ABS Housing Finance figures released this week fell in July by the most in five months, damaging hopes of any imminent recovery which had been spurred on after an improvement in June figures.

The number of loans for the construction or purchase of new homes fell 1.9 per cent in July, seasonally adjusted.

Australian home-building approvals declined in July by the most in almost a decade.

Housing Industry Association (HIA) Chief Economist, Dr Harley Dale said:

"We have seen weaker updates for all new housing leading indicators released for 2012/13 to date," said Harley Dale.

"The starting position for new home building is GFC-like levels, the negative implications of which are reverberating through not only the new home building sector, but parts of manufacturing and retail as well," Harley Dale said.

"We need to be seeing consistent evidence of improvement in leading indicators such as new home lending and local government building approvals, to provide some hope that conditions will lift sooner rather than later," said Dale.

"The evidence isn't there and that has to be a prominent concern for policy makers."

"In terms of total owner occupier lending, the moderate recovery in the first home buyer market continues, but is exaggerated because of the low base, and the trade-up buyer market appears to be losing momentum.
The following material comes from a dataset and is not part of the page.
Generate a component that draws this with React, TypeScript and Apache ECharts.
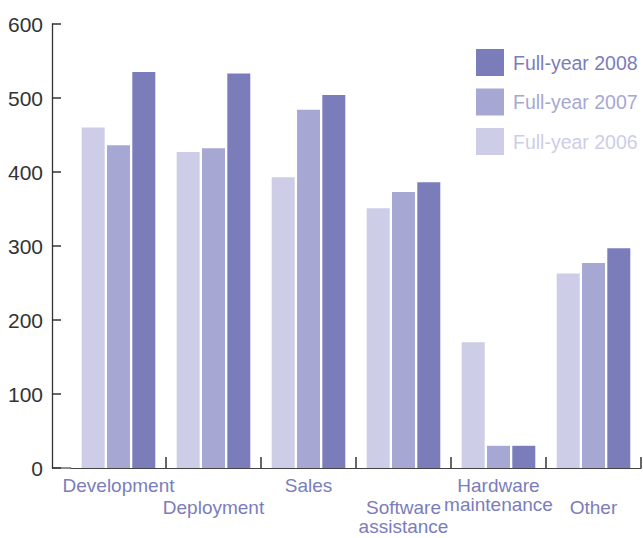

On the investment front, what was the barest of recoveries has petered out. At a time of considerable shortage in affordable rental accommodation it is concerning that new residential investment has effectively tracked sideways, at a historically low level, for over six months now," added Dale.

Peter Jones, Chief Economist at Master Builders Australia said the figures were disappointing given nascent signs of improvement in the past few months.

"The July figures failed to build on previous positive momentum and unless sentiment shifts, residential builders are in for more tough times as recovery looks likely to be many months away.

"Lack of confidence and 'flat to falling' house prices mean the four rate cuts over the past nine months have failed to boost household confidence, forestalling purchasing decisions.

"The industry needs the rate cuts to take hold and provide the spark for a recovery for the housing sector.

"If as suspected, the previous rate cuts have failed to take hold, the Reserve Bank needs to act," Jones concluded.

The total number of seasonally adjusted loans (net of refinancing) increased by 1.8 per cent in Western Australia and 7.8 per cent in the Northern Territory.

Total lending fell by 2.7 per cent in New South Wales and was down by 1.3 per cent in Victoria, 2.0 per cent in Queensland, 1.0 per cent in South Australia, 3.0 per cent in Tasmania, and 2.8 per cent in the Australian Capital Territory.